INSTRUCTION: Write out each line from the data below that includes the word "matplotlib".

** begin DATASET ENTRIES **

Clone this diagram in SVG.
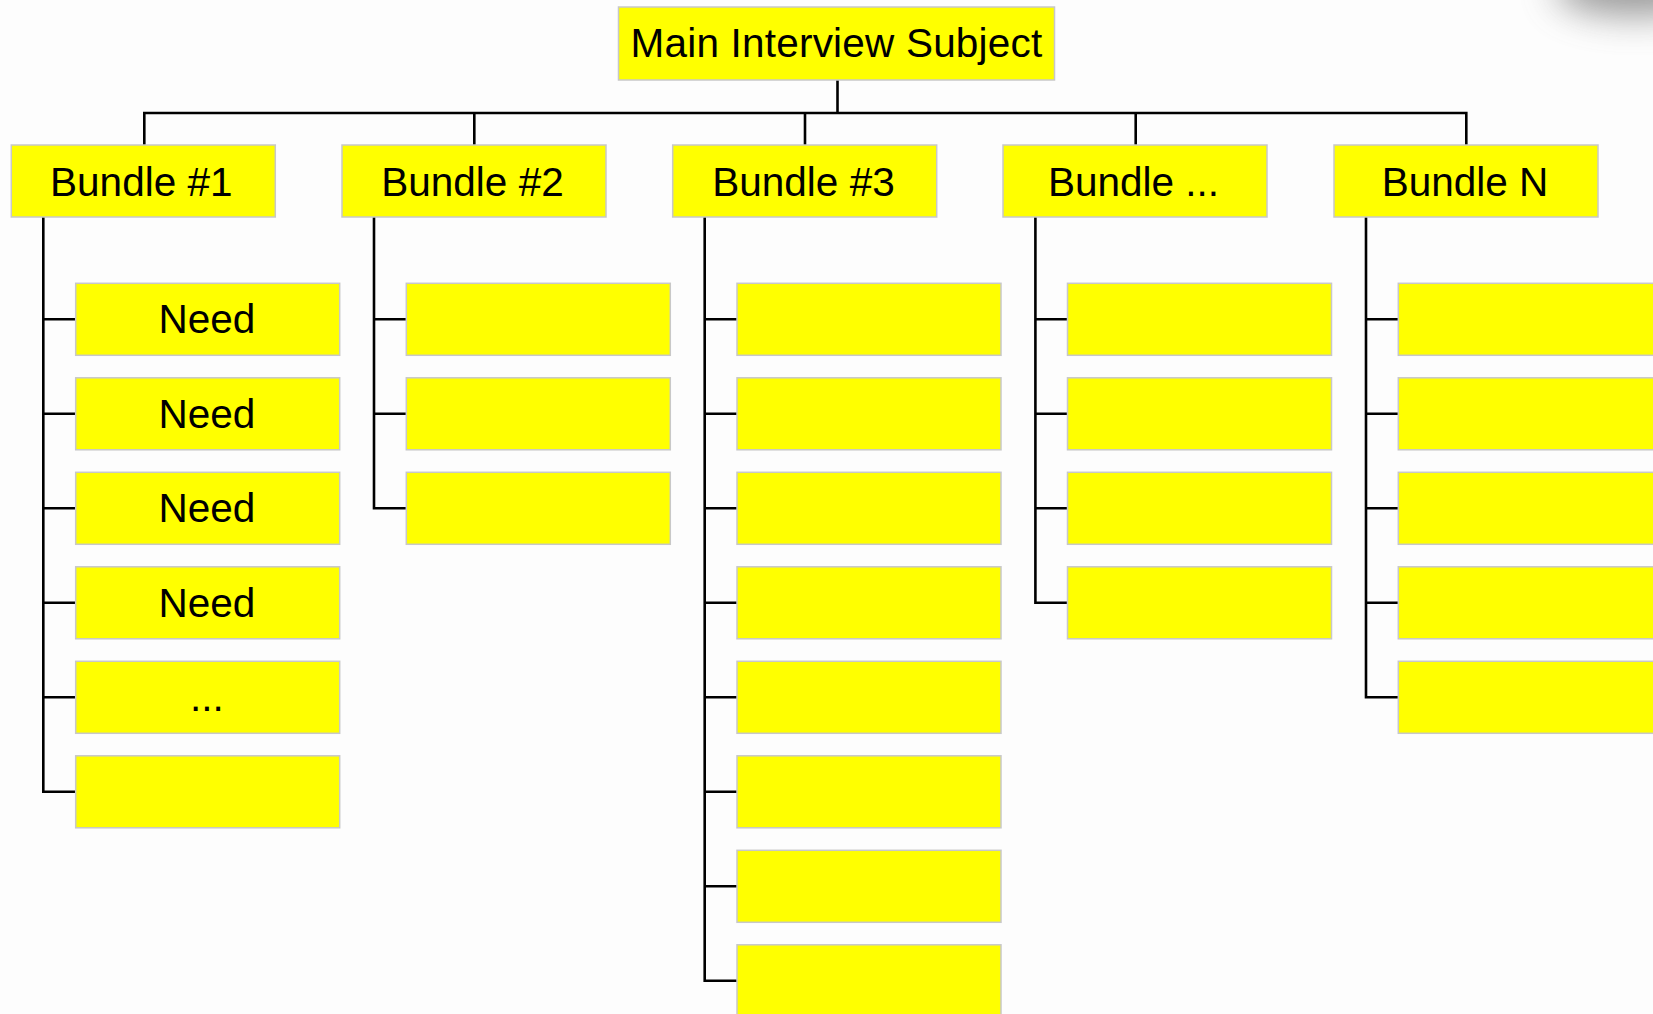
<svg xmlns="http://www.w3.org/2000/svg" width="1653" height="1014" viewBox="0 0 1653 1014">
<style>
.box{fill:#ffff00;stroke:#c8c8c8;stroke-width:1.5}
.lbl{font-family:"Liberation Sans",Arial,sans-serif;font-size:40.5px;fill:#000;text-anchor:middle}
.ln{fill:none;stroke:#000;stroke-width:2.6;stroke-linecap:square;stroke-linejoin:miter}
</style>
<defs>
<filter id="blur" x="-100%" y="-100%" width="300%" height="300%"><feGaussianBlur stdDeviation="18"/></filter>
</defs>
<rect width="1653" height="1014" fill="#fdfdfd"/>
<ellipse cx="1635" cy="-12" rx="80" ry="28" fill="#6e6e6e" opacity="0.7" filter="url(#blur)"/>
<g id="connectors">
<path class="ln" d="M837.5 80V113M144.3 145V113H1466.3V145M474.3 113V145M805 113V145M1135.7 113V145"/>
<path class="ln" d="M43.3 217V790.5M43.3 319.3H75M43.3 413.8H75M43.3 508.3H75M43.3 602.8H75M43.3 697.3H75M43.3 791.8H75"/>
<path class="ln" d="M374 217V507M374 319.3H405.5M374 413.8H405.5M374 508.3H405.5"/>
<path class="ln" d="M704.7 217V979.5M704.7 319.3H736.5M704.7 413.8H736.5M704.7 508.3H736.5M704.7 602.8H736.5M704.7 697.3H736.5M704.7 791.8H736.5M704.7 886.3H736.5M704.7 980.8H736.5"/>
<path class="ln" d="M1035.4 217V601.5M1035.4 319.3H1067M1035.4 413.8H1067M1035.4 508.3H1067M1035.4 602.8H1067"/>
<path class="ln" d="M1366 217V696M1366 319.3H1398M1366 413.8H1398M1366 508.3H1398M1366 602.8H1398M1366 697.3H1398"/>
</g>
<g id="main"><rect class="box" x="618.5" y="7" width="436" height="73"/><text class="lbl" x="836.5" y="57" font-size="40.5" letter-spacing="0.2">Main Interview Subject</text></g>
<g id="bundle1"><rect class="box" x="11.3" y="145" width="264" height="72"/><text class="lbl" x="141.3" y="195.5">Bundle #1</text></g>
<g id="bundle2"><rect class="box" x="342" y="145" width="264" height="72"/><text class="lbl" x="472.5" y="195.5">Bundle #2</text></g>
<g id="bundle3"><rect class="box" x="672.7" y="145" width="264" height="72"/><text class="lbl" x="803.5" y="195.5">Bundle #3</text></g>
<g id="bundle4"><rect class="box" x="1003" y="145" width="264" height="72"/><text class="lbl" x="1133.5" y="195.5">Bundle ...</text></g>
<g id="bundleN"><rect class="box" x="1334" y="145" width="264" height="72"/><text class="lbl" x="1465" y="195.5">Bundle N</text></g>
<g id="b1c1"><rect class="box" x="75.7" y="283.3" width="264" height="72"/><text class="lbl" x="207" y="333">Need</text></g>
<g id="b1c2"><rect class="box" x="75.7" y="377.8" width="264" height="72"/><text class="lbl" x="207" y="427.5">Need</text></g>
<g id="b1c3"><rect class="box" x="75.7" y="472.3" width="264" height="72"/><text class="lbl" x="207" y="522">Need</text></g>
<g id="b1c4"><rect class="box" x="75.7" y="566.8" width="264" height="72"/><text class="lbl" x="207" y="616.5">Need</text></g>
<g id="b1c5"><rect class="box" x="75.7" y="661.3" width="264" height="72"/><text class="lbl" x="207" y="711">...</text></g>
<g id="b1c6"><rect class="box" x="75.7" y="755.8" width="264" height="72"/></g>
<g id="b2c1"><rect class="box" x="406.3" y="283.3" width="264" height="72"/></g>
<g id="b2c2"><rect class="box" x="406.3" y="377.8" width="264" height="72"/></g>
<g id="b2c3"><rect class="box" x="406.3" y="472.3" width="264" height="72"/></g>
<g id="b3c1"><rect class="box" x="737" y="283.3" width="264" height="72"/></g>
<g id="b3c2"><rect class="box" x="737" y="377.8" width="264" height="72"/></g>
<g id="b3c3"><rect class="box" x="737" y="472.3" width="264" height="72"/></g>
<g id="b3c4"><rect class="box" x="737" y="566.8" width="264" height="72"/></g>
<g id="b3c5"><rect class="box" x="737" y="661.3" width="264" height="72"/></g>
<g id="b3c6"><rect class="box" x="737" y="755.8" width="264" height="72"/></g>
<g id="b3c7"><rect class="box" x="737" y="850.3" width="264" height="72"/></g>
<g id="b3c8"><rect class="box" x="737" y="944.8" width="264" height="72"/></g>
<g id="b4c1"><rect class="box" x="1067.5" y="283.3" width="264" height="72"/></g>
<g id="b4c2"><rect class="box" x="1067.5" y="377.8" width="264" height="72"/></g>
<g id="b4c3"><rect class="box" x="1067.5" y="472.3" width="264" height="72"/></g>
<g id="b4c4"><rect class="box" x="1067.5" y="566.8" width="264" height="72"/></g>
<g id="bNc1"><rect class="box" x="1398.3" y="283.3" width="264" height="72"/></g>
<g id="bNc2"><rect class="box" x="1398.3" y="377.8" width="264" height="72"/></g>
<g id="bNc3"><rect class="box" x="1398.3" y="472.3" width="264" height="72"/></g>
<g id="bNc4"><rect class="box" x="1398.3" y="566.8" width="264" height="72"/></g>
<g id="bNc5"><rect class="box" x="1398.3" y="661.3" width="264" height="72"/></g>
</svg>
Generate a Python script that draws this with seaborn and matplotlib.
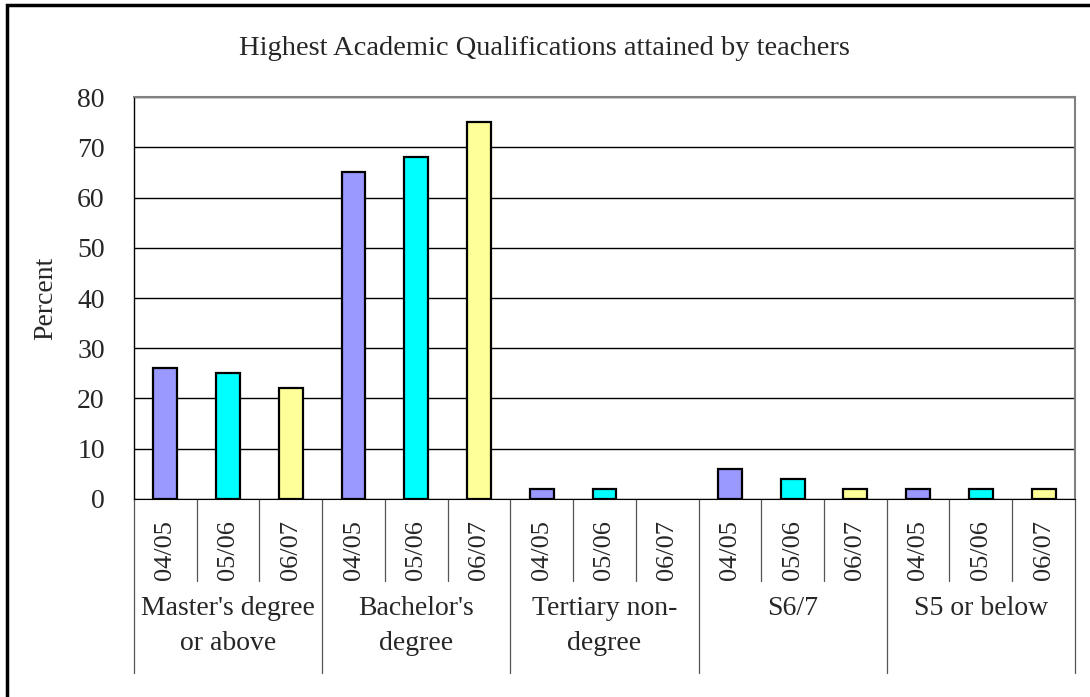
import pandas as pd
import seaborn as sns
import matplotlib.pyplot as plt
from matplotlib.patches import Rectangle

groups = ["Master's degree\nor above", "Bachelor's\ndegree", "Tertiary non-\ndegree", "S6/7", "S5 or below"]
years = ["04/05", "05/06", "06/07"]
values = [
    [26, 25, 22],
    [65, 68, 75],
    [2, 2, 0],
    [6, 4, 2],
    [2, 2, 2],
]
colors = ["#9999FF", "#00FFFF", "#FFFF99"]

rows = []
for gi, g in enumerate(groups):
    for yi, y in enumerate(years):
        rows.append({"slot": f"{gi}-{y}", "year": y, "group": g, "value": values[gi][yi]})
df = pd.DataFrame(rows)

sns.set_style("white")
plt.rcParams["font.family"] = ["Liberation Serif", "DejaVu Serif"]

fig = plt.figure(figsize=(10.9, 6.97), dpi=100)
ax = fig.add_axes([0.1229, 0.2841, 0.8633, 0.5767])

sns.barplot(data=df, x="slot", y="value", hue="year", palette=colors, dodge=False,
            saturation=1, width=0.38, edgecolor="black", linewidth=1.6, ax=ax, legend=False)
# zero-height bars draw nothing in the original
for p in ax.patches:
    if p.get_height() == 0:
        p.set_linewidth(0)

ax.set_ylim(0, 80)
ax.set_xlim(-0.5, len(df) - 0.5)
ax.set_yticks(range(0, 81, 10))
ax.tick_params(axis="y", labelsize=20, length=0, pad=21)
ax.yaxis.grid(True, color="black", linewidth=1)
ax.set_axisbelow(True)
for s in ["top", "right"]:
    ax.spines[s].set_color("#808080")
    ax.spines[s].set_linewidth(1.5)
ax.spines["left"].set_color("black")
ax.spines["bottom"].set_color("black")
ax.spines["left"].set_linewidth(1)

ax.set_xticks(range(len(df)))
ax.set_xticklabels(df["year"], rotation=90, fontsize=19)
ax.tick_params(axis="x", length=0, pad=15)
ax.set_xlabel("")
ax.set_ylabel("Percent", fontsize=20)
ax.yaxis.set_label_coords(-0.080, 0.5)

# category separators below the axis
tr = ax.get_xaxis_transform()
n = len(df)
for i in range(n + 1):
    x = i - 0.5
    low = -0.433 if i % 3 == 0 else -0.204
    ax.plot([x, x], [0, low], transform=tr, color="#555555", linewidth=0.9, clip_on=False)
for gi, g in enumerate(groups):
    for li, line in enumerate(g.split("\n")):
        ax.text(gi * 3 + 1, -0.272 - li * 0.087, line, transform=tr, ha="center", va="center",
                fontsize=20)

fig.text(0.4995, 0.931, "Highest Academic Qualifications attained by teachers",
         ha="center", va="center", fontsize=20.5)

fig.patches.append(Rectangle((0.006, -0.05), 1.2, 1.043, transform=fig.transFigure,
                             fill=False, edgecolor="black", linewidth=2.5))

fig.savefig("out.png", dpi=100)
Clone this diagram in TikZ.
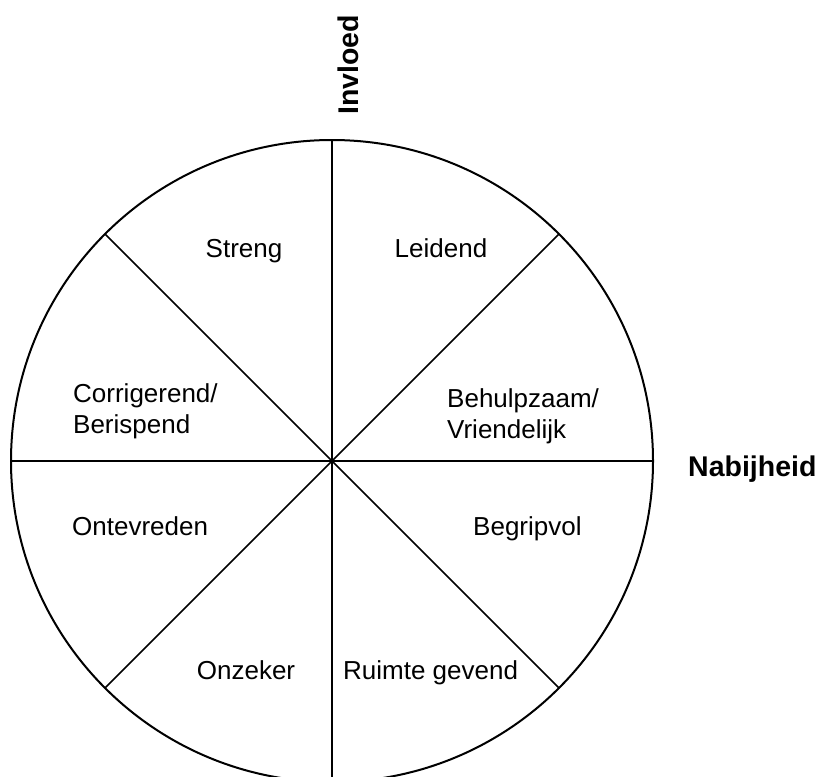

** end DATASET ENTRIES **

REPLY:
Generate a Python script that draws this with seaborn and matplotlib.
import matplotlib.pyplot as plt
from matplotlib.patches import Rectangle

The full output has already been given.